• **WORK INSTRUCTIONS**
Produce an exact transcription of the listing below, omitting the pictures.

• **RECORDED INFORMATION**

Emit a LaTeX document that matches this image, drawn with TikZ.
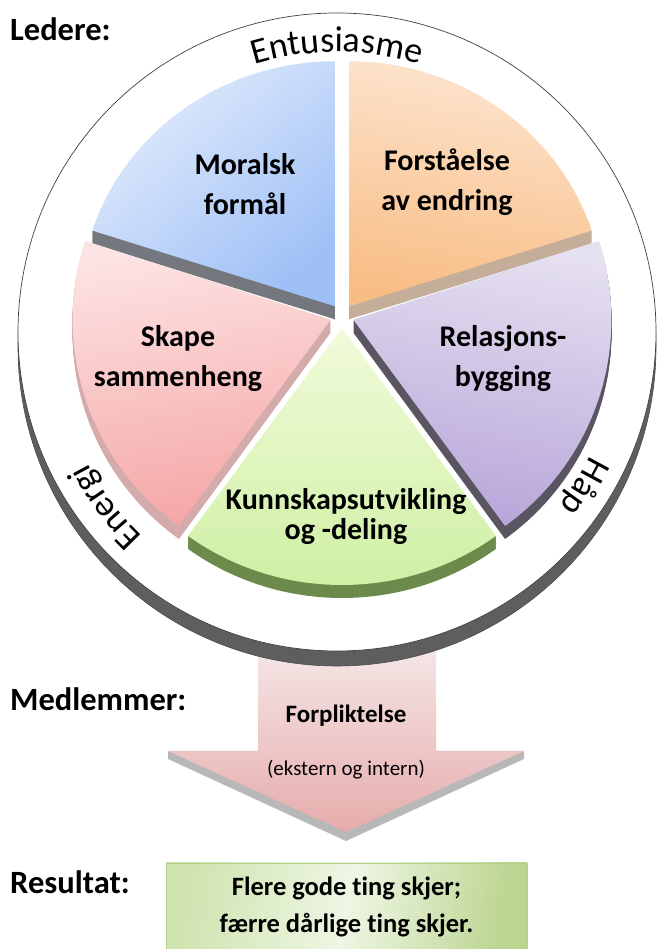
\documentclass[tikz,border=0pt]{standalone}
\usepackage{fontspec}
\setmainfont{Carlito}[Ligatures=NoCommon]
\usetikzlibrary{decorations.text}
\definecolor{blueA}{HTML}{E2ECFC}\definecolor{blueB}{HTML}{9FC0F6}\definecolor{blueS}{HTML}{74787E}
\definecolor{oraA}{HTML}{FDE5D0}\definecolor{oraB}{HTML}{F8BD84}\definecolor{oraS}{HTML}{C4AE9A}
\definecolor{purA}{HTML}{E6E1F1}\definecolor{purB}{HTML}{B7A5D9}\definecolor{purS}{HTML}{5A5661}
\definecolor{greA}{HTML}{F1FBDA}\definecolor{greB}{HTML}{CDEFA1}\definecolor{greS}{HTML}{6C8A4C}
\definecolor{pinA}{HTML}{FDE4E4}\definecolor{pinB}{HTML}{F5A5A5}\definecolor{pinS}{HTML}{D4ABAB}
\definecolor{discS}{HTML}{5E5E5E}
\definecolor{arrA}{HTML}{F6E8E8}\definecolor{arrB}{HTML}{E6ACAC}\definecolor{arrS}{HTML}{B8B8B8}
\definecolor{boxL}{HTML}{EEF6E4}\definecolor{boxD}{HTML}{D0E4B0}\definecolor{boxR}{HTML}{BCD590}\definecolor{boxE}{HTML}{B5CF8A}
\newcommand\curvefont{\fontsize{36}{36}\selectfont}
\begin{document}
\begin{tikzpicture}[x=1pt,y=1pt,
  slice/.style n args={6}{insert path={([yshift=-#6]#1) -- ++(#2:#4 and #5) arc[start angle=#2,end angle=#3,x radius=#4,y radius=#5] -- cycle}},
  lab/.style={font=\bfseries\fontsize{30}{40}\selectfont, align=center, inner sep=0pt},
  head/.style={font=\bfseries\fontsize{32.5}{36}\selectfont, anchor=base west, inner sep=0pt},
  curved/.style={decorate, decoration={text along path, text align=center, text={|\curvefont|#1}}}
]
\useasboundingbox (0,0) rectangle (660,949);

% arrow (behind the disc)
\fill[arrS] (168,198) -- (168,190) -- (346,108) -- (524,190) -- (524,198) -- cycle;
\path[top color=arrA, bottom color=arrB] (258,309) -- (436,309) -- (436,198) -- (524,198) -- (346,117) -- (168,198) -- (258,198) -- cycle;

% disc
\coordinate (C) at (337,617);
\fill[discS] (337,602) circle (319);
\draw[black!70, line width=0.6] (337,602) circle (319);
\fill[white] (C) circle (319);
\draw[black!75, line width=0.7] (C) circle (319);

% slice apexes
\coordinate (bl) at (334.9,642.7);
\coordinate (or) at (349.1,642.7);
\coordinate (pu) at (353.4,629.3);
\coordinate (gr) at (342,621);
\coordinate (pk) at (330.6,629.3);

% blue
\foreach \s in {1,...,13} \fill[blueS, slice={bl}{90}{162}{255}{245}{\s}];
\path[top color=blueA, bottom color=blueB, shading angle=40, slice={bl}{90}{162}{255}{245}{0}];
% orange
\foreach \s in {1,...,13} \fill[oraS, slice={or}{18}{90}{255}{245}{\s}];
\path[top color=oraA, bottom color=oraB, shading angle=-10, slice={or}{18}{90}{255}{245}{0}];
% pink
\foreach \s in {1,...,13} \fill[pinS, slice={pk}{162}{234}{258}{255}{\s}];
\path[top color=pinA, bottom color=pinB, shading angle=10, slice={pk}{162}{234}{258}{255}{0}];
% purple
\foreach \s in {1,...,13} \fill[purS, slice={pu}{-54}{18}{258}{255}{\s}];
\path[top color=purA, bottom color=purB, shading angle=-10, slice={pu}{-54}{18}{258}{255}{0}];
% green
\foreach \s in {1,...,13} \fill[greS, slice={gr}{234}{306}{262}{257}{\s}];
\path[top color=greA, bottom color=greB, slice={gr}{234}{306}{262}{257}{0}];

% slice labels
\node[lab] (moral) at (245,765) {Moralsk\\formål};
\node[lab] (forst) at (447,767) {Forståelse\\av endring};
\node[lab] (skape) at (178,590) {Skape\\sammenheng};
\node[lab] (relas) at (503,590) {Relasjons-\\bygging};
\node[lab, font=\bfseries\fontsize{30}{30}\selectfont] (kunn) at (346,432) {Kunnskapsutvikling\\og -deling};

% curved labels
\path[shift={(C)}, curved={Entusiasme}] (135:280) arc[start angle=135, end angle=45, radius=280];
\path[shift={(C)}, curved={Energi}] (257:282) arc[start angle=257, end angle=177, radius=282];
\path[shift={(C)}, curved={Håp}] (358:282) arc[start angle=358, end angle=298, radius=282];

% headings
\node[head] (ledere) at (10,908) {Ledere:};
\node[head] (medl) at (10,238) {Medlemmer:};
\node[head] (resul) at (10,55) {Resultat:};

% arrow texts
\node[font=\bfseries\fontsize{25}{30}\selectfont] (forp) at (346,233) {Forpliktelse};
\node[font=\fontsize{21}{26}\selectfont] (ekst) at (346,179) {(ekstern og intern)};

% result box
\node[draw=boxE, line width=0.6, minimum width=361, minimum height=88, inner sep=0pt,
      left color=boxD, right color=boxR, middle color=boxL, shading angle=80,
      align=center, font=\bfseries\fontsize{26.5}{37}\selectfont] (box) at (346.5,42) {Flere gode ting skjer;\\færre dårlige ting skjer.};
\end{tikzpicture}
\end{document}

• **SOLUTION TO THIS TASK**
Emit a LaTeX document that matches this image, drawn with TikZ.
\documentclass[tikz,border=0pt]{standalone}
\usepackage{fontspec}
\setmainfont{Carlito}[Ligatures=NoCommon]
\usetikzlibrary{decorations.text}
\definecolor{blueA}{HTML}{E2ECFC}\definecolor{blueB}{HTML}{9FC0F6}\definecolor{blueS}{HTML}{74787E}
\definecolor{oraA}{HTML}{FDE5D0}\definecolor{oraB}{HTML}{F8BD84}\definecolor{oraS}{HTML}{C4AE9A}
\definecolor{purA}{HTML}{E6E1F1}\definecolor{purB}{HTML}{B7A5D9}\definecolor{purS}{HTML}{5A5661}
\definecolor{greA}{HTML}{F1FBDA}\definecolor{greB}{HTML}{CDEFA1}\definecolor{greS}{HTML}{6C8A4C}
\definecolor{pinA}{HTML}{FDE4E4}\definecolor{pinB}{HTML}{F5A5A5}\definecolor{pinS}{HTML}{D4ABAB}
\definecolor{discS}{HTML}{5E5E5E}
\definecolor{arrA}{HTML}{F6E8E8}\definecolor{arrB}{HTML}{E6ACAC}\definecolor{arrS}{HTML}{B8B8B8}
\definecolor{boxL}{HTML}{EEF6E4}\definecolor{boxD}{HTML}{D0E4B0}\definecolor{boxR}{HTML}{BCD590}\definecolor{boxE}{HTML}{B5CF8A}
\newcommand\curvefont{\fontsize{36}{36}\selectfont}
\begin{document}
\begin{tikzpicture}[x=1pt,y=1pt,
  slice/.style n args={6}{insert path={([yshift=-#6]#1) -- ++(#2:#4 and #5) arc[start angle=#2,end angle=#3,x radius=#4,y radius=#5] -- cycle}},
  lab/.style={font=\bfseries\fontsize{30}{40}\selectfont, align=center, inner sep=0pt},
  head/.style={font=\bfseries\fontsize{32.5}{36}\selectfont, anchor=base west, inner sep=0pt},
  curved/.style={decorate, decoration={text along path, text align=center, text={|\curvefont|#1}}}
]
\useasboundingbox (0,0) rectangle (660,949);

% arrow (behind the disc)
\fill[arrS] (168,198) -- (168,190) -- (346,108) -- (524,190) -- (524,198) -- cycle;
\path[top color=arrA, bottom color=arrB] (258,309) -- (436,309) -- (436,198) -- (524,198) -- (346,117) -- (168,198) -- (258,198) -- cycle;

% disc
\coordinate (C) at (337,617);
\fill[discS] (337,602) circle (319);
\draw[black!70, line width=0.6] (337,602) circle (319);
\fill[white] (C) circle (319);
\draw[black!75, line width=0.7] (C) circle (319);

% slice apexes
\coordinate (bl) at (334.9,642.7);
\coordinate (or) at (349.1,642.7);
\coordinate (pu) at (353.4,629.3);
\coordinate (gr) at (342,621);
\coordinate (pk) at (330.6,629.3);

% blue
\foreach \s in {1,...,13} \fill[blueS, slice={bl}{90}{162}{255}{245}{\s}];
\path[top color=blueA, bottom color=blueB, shading angle=40, slice={bl}{90}{162}{255}{245}{0}];
% orange
\foreach \s in {1,...,13} \fill[oraS, slice={or}{18}{90}{255}{245}{\s}];
\path[top color=oraA, bottom color=oraB, shading angle=-10, slice={or}{18}{90}{255}{245}{0}];
% pink
\foreach \s in {1,...,13} \fill[pinS, slice={pk}{162}{234}{258}{255}{\s}];
\path[top color=pinA, bottom color=pinB, shading angle=10, slice={pk}{162}{234}{258}{255}{0}];
% purple
\foreach \s in {1,...,13} \fill[purS, slice={pu}{-54}{18}{258}{255}{\s}];
\path[top color=purA, bottom color=purB, shading angle=-10, slice={pu}{-54}{18}{258}{255}{0}];
% green
\foreach \s in {1,...,13} \fill[greS, slice={gr}{234}{306}{262}{257}{\s}];
\path[top color=greA, bottom color=greB, slice={gr}{234}{306}{262}{257}{0}];

% slice labels
\node[lab] (moral) at (245,765) {Moralsk\\formål};
\node[lab] (forst) at (447,767) {Forståelse\\av endring};
\node[lab] (skape) at (178,590) {Skape\\sammenheng};
\node[lab] (relas) at (503,590) {Relasjons-\\bygging};
\node[lab, font=\bfseries\fontsize{30}{30}\selectfont] (kunn) at (346,432) {Kunnskapsutvikling\\og -deling};

% curved labels
\path[shift={(C)}, curved={Entusiasme}] (135:280) arc[start angle=135, end angle=45, radius=280];
\path[shift={(C)}, curved={Energi}] (257:282) arc[start angle=257, end angle=177, radius=282];
\path[shift={(C)}, curved={Håp}] (358:282) arc[start angle=358, end angle=298, radius=282];

% headings
\node[head] (ledere) at (10,908) {Ledere:};
\node[head] (medl) at (10,238) {Medlemmer:};
\node[head] (resul) at (10,55) {Resultat:};

% arrow texts
\node[font=\bfseries\fontsize{25}{30}\selectfont] (forp) at (346,233) {Forpliktelse};
\node[font=\fontsize{21}{26}\selectfont] (ekst) at (346,179) {(ekstern og intern)};

% result box
\node[draw=boxE, line width=0.6, minimum width=361, minimum height=88, inner sep=0pt,
      left color=boxD, right color=boxR, middle color=boxL, shading angle=80,
      align=center, font=\bfseries\fontsize{26.5}{37}\selectfont] (box) at (346.5,42) {Flere gode ting skjer;\\færre dårlige ting skjer.};
\end{tikzpicture}
\end{document}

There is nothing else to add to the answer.